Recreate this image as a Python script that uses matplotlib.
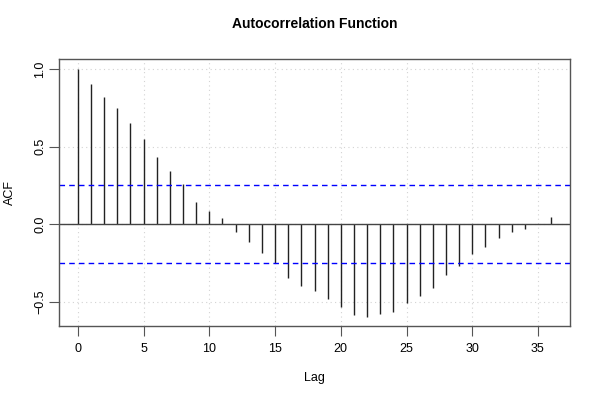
import matplotlib
matplotlib.use("Agg")
import matplotlib.pyplot as plt
import numpy as np

lags = list(range(37))
acf = [1.0, 0.903, 0.822, 0.749, 0.652, 0.551, 0.435, 0.343, 0.258, 0.144,
       0.086, 0.039, -0.047, -0.112, -0.187, -0.249, -0.343, -0.395, -0.427, -0.478,
       -0.530, -0.581, -0.594, -0.575, -0.562, -0.508, -0.461, -0.408, -0.328, -0.266,
       -0.189, -0.144, -0.086, -0.047, -0.028, 0.004, 0.045]
conf = 0.251
xticks = [0, 5, 10, 15, 20, 25, 30, 35]
yticks = [-0.5, 0.0, 0.5, 1.0]

plt.rcParams['font.family'] = ['Liberation Sans', 'DejaVu Sans']
fig = plt.figure(figsize=(6, 4), dpi=100)
ax = fig.add_axes([59/600, 74/400, 511/600, 267/400])

ax.set_xlim(-1.44, 37.44)
ax.set_ylim(-0.654, 1.064)

for t in xticks:
    ax.axvline(t, color='#d3d3d3', lw=0.8, ls=(0, (1, 3)), zorder=0)
for t in yticks:
    ax.axhline(t, color='#d3d3d3', lw=0.8, ls=(0, (1, 3)), zorder=0)

ax.vlines(lags, 0, acf, color='#222222', lw=1.0)
ax.axhline(0, color='#444444', lw=1.0)
ax.axhline(conf, color='#0000ff', lw=1.0, ls=(0, (4, 3)))
ax.axhline(-conf, color='#0000ff', lw=1.0, ls=(0, (4, 3)))

for s in ax.spines.values():
    s.set_color('#555555')
    s.set_linewidth(1.0)

ax.set_xticks(xticks)
ax.set_xticklabels([str(t) for t in xticks], fontsize=9)
ax.set_yticks(yticks)
ax.set_yticklabels(['−0.5', '0.0', '0.5', '1.0'], fontsize=9, rotation=90, va='center')
ax.tick_params(axis='x', length=7, width=0.8, color='#555555', pad=5)
ax.tick_params(axis='y', length=7, width=0.8, color='#555555', pad=2)

ax.text(0.5, 1.131, 'Autocorrelation Function', transform=ax.transAxes,
        ha='center', va='center', fontsize=10, fontweight='bold')
ax.set_xlabel('Lag', fontsize=9)
ax.set_ylabel('ACF', fontsize=9)
ax.xaxis.set_label_coords(0.5, -0.195)
ax.yaxis.set_label_coords(-0.0959, 0.5)
ax.xaxis.label.set_va('center')
ax.yaxis.label.set_va('center')

fig.savefig('out.png', dpi=100)
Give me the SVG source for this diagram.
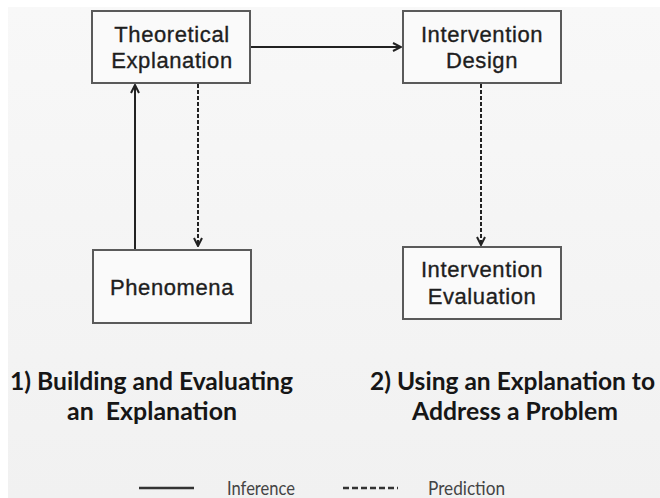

▶ [Prompt] Reproduce only the lines from the beginning of the data through the line that contains "ax = fig.add_axes([59/600, 74/400, 511/600, 267/400])", both included, and please drop the pictures.

▶ [Result for this task]
Recreate this image as a Python script that uses matplotlib.
import matplotlib
matplotlib.use("Agg")
import matplotlib.pyplot as plt
import numpy as np

lags = list(range(37))
acf = [1.0, 0.903, 0.822, 0.749, 0.652, 0.551, 0.435, 0.343, 0.258, 0.144,
       0.086, 0.039, -0.047, -0.112, -0.187, -0.249, -0.343, -0.395, -0.427, -0.478,
       -0.530, -0.581, -0.594, -0.575, -0.562, -0.508, -0.461, -0.408, -0.328, -0.266,
       -0.189, -0.144, -0.086, -0.047, -0.028, 0.004, 0.045]
conf = 0.251
xticks = [0, 5, 10, 15, 20, 25, 30, 35]
yticks = [-0.5, 0.0, 0.5, 1.0]

plt.rcParams['font.family'] = ['Liberation Sans', 'DejaVu Sans']
fig = plt.figure(figsize=(6, 4), dpi=100)
ax = fig.add_axes([59/600, 74/400, 511/600, 267/400])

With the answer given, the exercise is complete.